Le travail des sans-emploi : analyse sociologique de l’assignation à un programme d’emploi temporaire
Docteure en sciences sociales depuis novembre 2011, Morgane Kuehni a rédigé sa thèse sous la direction de Madame Françoise Messant-Laurent, professeure honoraire en sociologie du travail. Elle est actuellement responsable de recherche dans un projet FNS (PNR 60) conduit sous la direction de la professeure Nicky Le Feuvre de l’Université de Lausanne.
Cette thèse apporte une contribution novatrice et singulière à une thématique d’actualité : l’apparition de nouvelles formes d’emploi en dehors du marché du travail, sorte d’ « espaces intermédiaires » entre les catégories d’emploi, de chômage et d’assistance. Partant de la mise en place de politiques d’activation de la protection sociale, et plus particulièrement de l’assignation des personnes au chômage et à l’assistance publique à un programme d’emploi temporaire dans le canton de Vaud, ce travail livre une réflexion générale sur le sens du travail aujourd’hui et sur l’effritement progressif du « statut salarial » dans l’ensemble des pays industrialisés.

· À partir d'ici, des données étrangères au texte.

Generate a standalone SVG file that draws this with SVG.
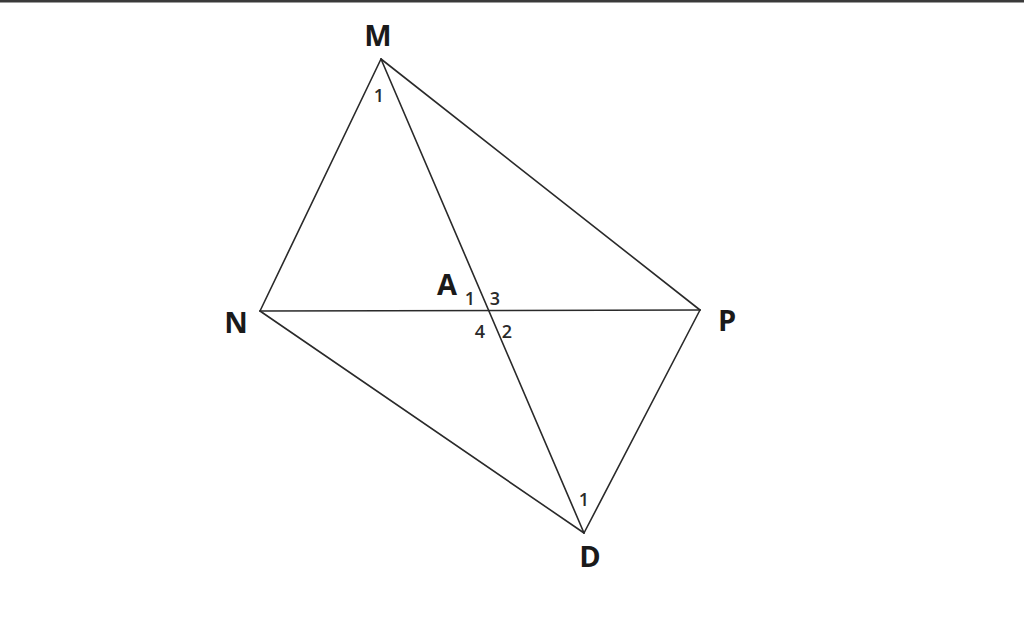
<svg xmlns="http://www.w3.org/2000/svg" width="1024" height="641" viewBox="0 0 1024 641">
<style>
.edge{stroke:#2a2a2a;stroke-width:1.6;fill:none;stroke-linecap:round}
.lbl{font-family:"Open Sans","Liberation Sans",sans-serif;font-weight:bold;font-size:29px;fill:#1a1a1a;text-anchor:middle}
.num{font-family:"Open Sans","Liberation Sans",sans-serif;font-weight:600;font-size:18px;fill:#2a2a2a;text-anchor:middle}
</style>
<rect x="0" y="0" width="1024" height="641" fill="#ffffff"/>
<rect x="0" y="0" width="1024" height="2.5" fill="#3a3a3a"/>
<g id="connectors">
<line class="edge" x1="381" y1="59" x2="260" y2="311"/>
<line class="edge" x1="381" y1="59" x2="700" y2="310"/>
<line class="edge" x1="381" y1="59" x2="584" y2="533"/>
<line class="edge" x1="260" y1="311" x2="700" y2="310"/>
<line class="edge" x1="260" y1="311" x2="584" y2="533"/>
<line class="edge" x1="700" y1="310" x2="584" y2="533"/>
</g>
<g id="node-M">
<text class="lbl" x="378" y="46">M</text>
<text class="num" x="379" y="102">1</text>
</g>
<g id="node-N">
<text class="lbl" x="236" y="333">N</text>
</g>
<g id="node-P">
<text class="lbl" x="727" y="331">P</text>
</g>
<g id="node-D">
<text class="lbl" x="590" y="567">D</text>
<text class="num" x="584" y="506">1</text>
</g>
<g id="node-A">
<text class="lbl" x="447" y="295">A</text>
<text class="num" x="470" y="305">1</text>
<text class="num" x="495" y="305">3</text>
<text class="num" x="480" y="338">4</text>
<text class="num" x="507" y="338">2</text>
</g>
</svg>
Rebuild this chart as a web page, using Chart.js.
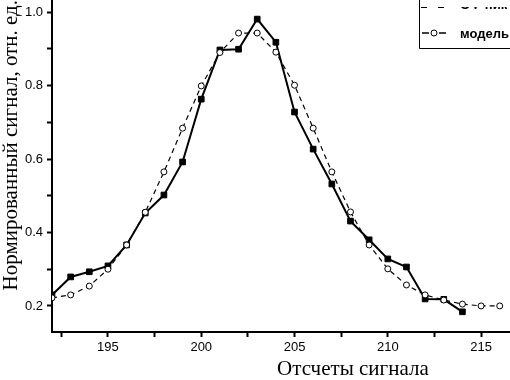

La mise en place de politiques d’activation dans le cadre de la protection sociale met l’accent sur les liens explicites, souvent réglementaires, qu’entretiennent actuellement la protection sociale, les politiques de l’emploi et le marché du travail dans les pays industrialisés. Dans le cadre du chômage, comme dans celui de l’aide sociale, une mise au travail peut être exigée en contrepartie du versement des indemnités ; en Suisse, on nomme ce procédé l’assignation au travail. L’assignation est le processus par lequel un·e conseiller·ère en placement peut contraindre, sous peine de sanction (suppression des indemnités pour un temps déterminé), une personne au chômage (inscrit·e auprès d’un office régional de placement) à souscrire à une mesure du marché du travail (MMT), particulièrement les programmes d’emploi temporaires.
Se nourrissant d’une littérature riche et diversifiée, mobilisant les outils de la sociologie du travail, de la sociologie de l’emploi, des politiques sociales ou encore du genre, cette recherche a pour objectif d’expliciter le sens et le vécu de l’assignation par les personnes sans emploi. Elle adopte une perspective compréhensive, attentive aux tensions que vivent les individus pris dans une situation de travail hybride et inédite qui les place aux frontières des différentes catégories administratives de chômage, d’inactivité et de population occupée. Partant d’une étude empirique auprès de personnes assignées, le travail propose une analyse qualitative des conditions et de l’organisation du travail en emploi temporaire, ainsi que des modalités contractuelles et statutaires des personnes assignées à une activité de travail contrainte et matériellement non reconnue, puisque non salariée.